Selon une étude américaine menée à Baltimore, les médias traditionnels produisent encore la majorité des informationsLE MONDE | 15.01.10 | 15h58 • Mis à jour le 15.01.10 | 15h58
Dans le nouvel écosystème des médias né de la révolution Internet, les supports de presse traditionnels restent, de loin, la principale source d'information du public. C'est ce qui ressort d'une étude du think tank américain Pew Research Center, portant sur la production de nouvelles locales dans la ville de Baltimore (Maryland), rendue publique le 11 janvier.
L'enquête a porté sur 53 canaux d'information, allant du quotidien local aux blogs, dans la semaine du 19 au 25 juillet 2009. Le résultat est sans appel : la presse généraliste, sur le papier ou sur ses sites Web, produit 48 % des informations nouvelles, les journaux de niche (spécialisés dans le droit ou les affaires) 13 %, les télévisions locales 28 %, la radio 7 % et les nouveaux médias (blogs, sites locaux, Twitter...) 4 %.
Les sites Internet se contentent souvent de reprendre en boucle les informations issues des médias traditionnels. Les auteurs en concluent que ce sont ces derniers qui fixent encore largement l'agenda des autres canaux d'information. Les nouveaux médias jouent surtout un rôle d'alerte et de dissémination d'informations venues d'ailleurs.

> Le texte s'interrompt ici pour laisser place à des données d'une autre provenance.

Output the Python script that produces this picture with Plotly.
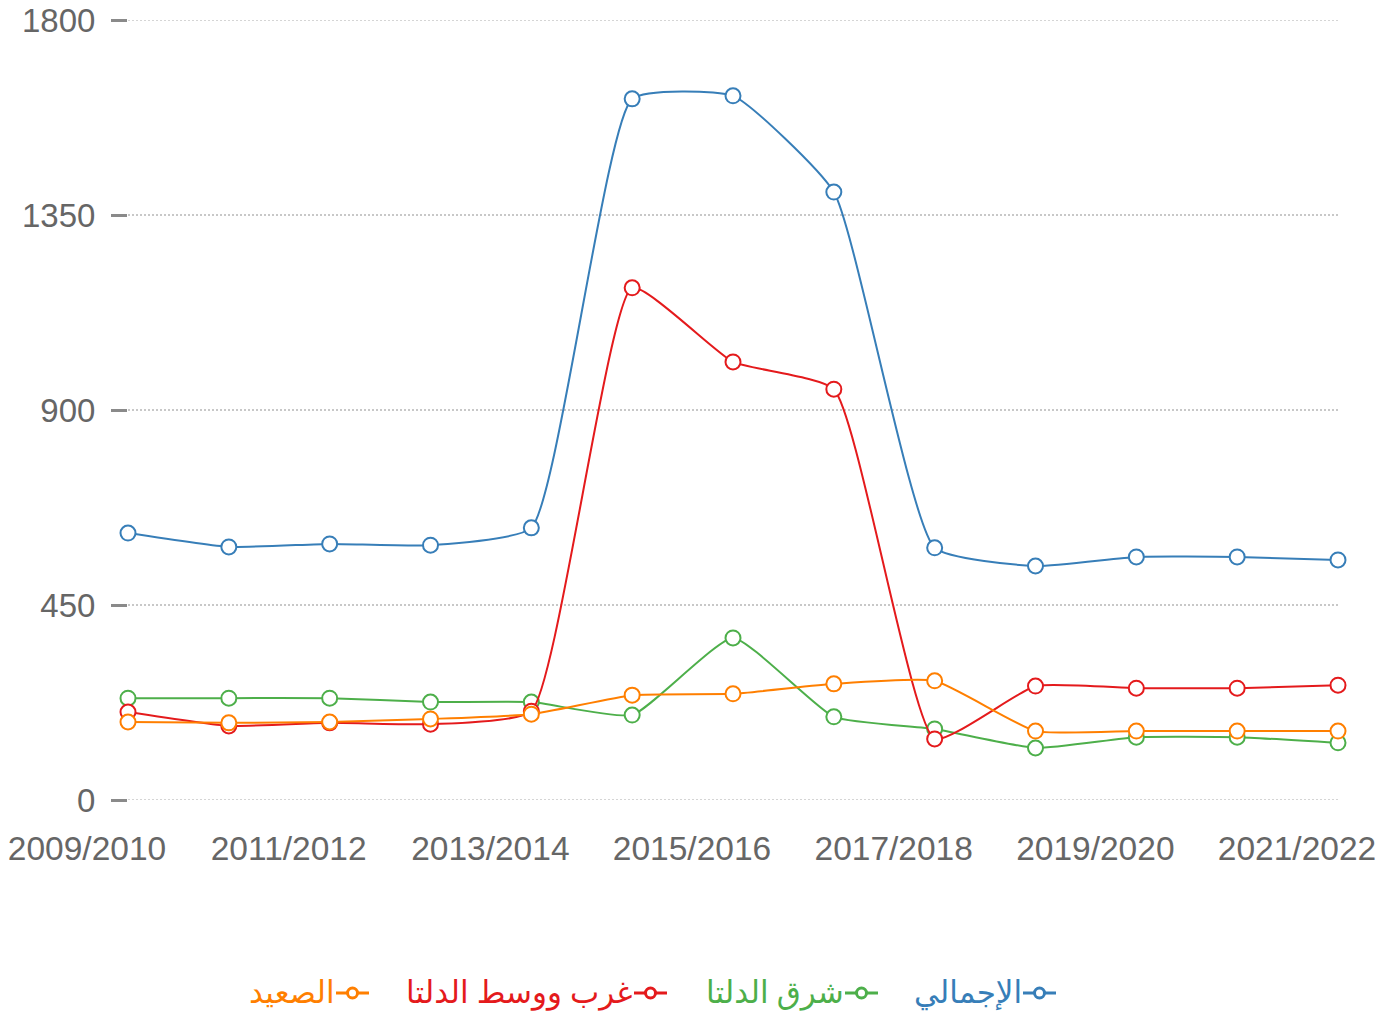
import plotly.graph_objects as go

years = ["2009/2010", "2010/2011", "2011/2012", "2012/2013", "2013/2014", "2014/2015",
         "2015/2016", "2016/2017", "2017/2018", "2018/2019", "2019/2020", "2020/2021", "2021/2022"]

total = [616, 584, 591, 588, 628, 1618, 1625, 1403, 582, 540, 561, 561, 554]
east_delta = [235, 235, 235, 226, 226, 196, 374, 192, 164, 120, 145, 145, 132]
west_mid_delta = [203, 171, 178, 175, 205, 1182, 1011, 948, 141, 263, 258, 258, 265]
upper_egypt = [180, 178, 180, 187, 198, 242, 245, 268, 275, 159, 159, 159, 159]

series_names = ["الإجمالي", "شرق الدلتا", "غرب ووسط الدلتا", "الصعيد"]
series_values = [total, east_delta, west_mid_delta, upper_egypt]
series_colors = ["#377eb8", "#4daf4a", "#e41a1c", "#ff7f00"]

y_ticks = [0, 450, 900, 1350, 1800]
x_tick_idx = list(range(0, len(years), 2))
x_tick_text = [years[i] for i in x_tick_idx]

OFF = 8  # page body margin
W, H = 1392, 1019
ML, MR, MT, MB = 128 - OFF, 54 + OFF, 20 - OFF, 219 + OFF
PW = W - ML - MR
PH = H - MT - MB

GRID_COLOR = "#c8c8c8"
GRID_DASH = "2px,2px"

fig = go.Figure()
xs = list(range(len(years)))
for name, vals, col in zip(series_names, series_values, series_colors):
    fig.add_trace(go.Scatter(
        x=xs, y=vals, name=name, mode="lines+markers",
        line=dict(color=col, width=2, shape="spline", smoothing=0.45),
        marker=dict(size=15, color="white", line=dict(color=col, width=2)),
        cliponaxis=False, showlegend=False,
        customdata=[years[i] for i in xs],
        hovertemplate="%{customdata}: %{y}<extra>" + name + "</extra>",
    ))


def px_x(p):
    return (p - OFF - ML) / PW


def px_y(p):
    return (H - MB - (p - OFF)) / PH


shapes = []
# gridlines at the range ends (Plotly omits them)
for yv in (y_ticks[0], y_ticks[-1]):
    shapes.append(dict(type="line", xref="paper", yref="y", x0=0, x1=1, y0=yv, y1=yv,
                       layer="below", line=dict(color=GRID_COLOR, width=1.5, dash=GRID_DASH)))

# custom right-to-left legend (symbol to the right of the text)
legend_items = [
    (0, 1023),
    (1, 845),
    (2, 634),
    (3, 336),
]
annotations = []
ly = 993
for idx, sx in legend_items:
    col = series_colors[idx]
    shapes.append(dict(type="line", xref="paper", yref="paper",
                       x0=px_x(sx), x1=px_x(sx + 33), y0=px_y(ly), y1=px_y(ly),
                       line=dict(color=col, width=3)))
    shapes.append(dict(type="circle", xref="paper", yref="paper",
                       xsizemode="pixel", ysizemode="pixel",
                       xanchor=px_x(sx + 16.5), yanchor=px_y(ly),
                       x0=-5, x1=5, y0=-5, y1=5,
                       fillcolor="white", line=dict(color=col, width=3)))
    annotations.append(dict(xref="paper", yref="paper", x=px_x(sx + 1), y=px_y(ly - 2),
                            xanchor="right", yanchor="middle", showarrow=False,
                            text=series_names[idx],
                            font=dict(family="Noto Sans, DejaVu Sans, sans-serif", size=31, color=col)))

fig.update_layout(
    width=W, height=H,
    margin=dict(l=ML, r=MR, t=MT, b=MB, autoexpand=False),
    plot_bgcolor="white", paper_bgcolor="white",
    font=dict(family="Liberation Sans, Arial, sans-serif", size=33.5, color="#666666"),
    shapes=shapes, annotations=annotations,
    showlegend=False,
)
fig.update_xaxes(
    range=[0, len(years) - 1], tickvals=x_tick_idx, ticktext=x_tick_text,
    showgrid=False, zeroline=False, showline=False, ticks="",
    ticklabelshift=-41, ticklabelstandoff=25, ticklabeloverflow="allow",
    automargin=False,
)
fig.update_yaxes(
    range=[0, 1800], tickvals=y_ticks,
    showgrid=True, gridcolor=GRID_COLOR, griddash=GRID_DASH, gridwidth=1.5,
    zeroline=False, showline=False,
    ticks="outside", ticklen=16, tickwidth=3, tickcolor="#8a8a8a",
    ticklabelstandoff=9, ticklabeloverflow="allow", automargin=False,
    tickfont=dict(size=33),
)

fig.write_html("out.html")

L'étude souligne la supériorité des médias numériques en ce qui concerne la vitesse de diffusion de l'information : ils sont imbattables pour les "breaking news", c'est-à-dire les nouvelles urgentes. Mais cet avantage a pour corollaires une faible valeur ajoutée et une tendance à reprendre la version officielle des événements. Dans cinq cas, les auteurs de l'étude ont relevé sur le Web des communiqués de presse repris mot pour mot, sans que cela soit signalé. Et ils ont trouvé des passages entiers d'articles parus ailleurs et reproduits sans que la source soit citée.
Redondance et pluralisme
Pour Tom Rosenstiel, directeur du Projet pour l'excellence en journalisme du Pew Research Center, cette étude confirme que la crise des médias traditionnels fait peser une menace sur l'avenir de l'information : " Quand les journaux auront disparu, que restera-t-il à agréger sur Internet ?", s'interroge-t-il. Jeff Jarvis, blogueur vedette aux Etats-Unis, pense pour sa part que "la couverture des informations locales sur Internet peut s'améliorer" et qu'il est trop tôt pour tirer des conclusions de cette étude. "Nous sommes encore à l'aube d'une transformation de l'écosystème des médias", déclare-t-il.
L'enquête américaine vient pourtant confirmer les résultats d'une étude menée sur le Web francophone par trois universitaires, Franck Rebillard, Emmanuel Marty et Nikos Smyrnaios, rendue publique en mai 2009. Celle-ci a porté sur la diffusion de l'information sur 103 sites, au mois de novembre 2008. Elle constate une forte redondance de l'information en ligne : 80 % des articles portent sur 20 % des sujets. Pour les auteurs, "la structure technique du Web favorise la reproduction de l'information. Les conditions économiques des rédactions en ligne (faible coût et forte productivité) conduit à un "journalisme de desk", de réécriture et de reproduction du matériel existant au détriment du contenu original".
Franck Rebillard tient pourtant à nuancer l'étude du Pew Research Center : "Elle porte sur l'information locale. Or, on sait que dans ce domaine, la presse quotidienne régionale bénéficie d'une supériorité évidente par rapport aux autres médias, grâce à son maillage du territoire avec son réseau de correspondants."
"L'étude Pew vient confirmer que le Web fonctionne comme une chambre d'écho, note M. Rebillard. En même temps, Internet reste un support sur lequel il y a de la place pour des informations originales qui, sans lui, ne pourraient pas émerger dans l'agenda. Les nouveaux médias oscillent entre redondance et pluralisme. Ils ne révolutionnent pas le système médiatique, mais viennent l'enrichir."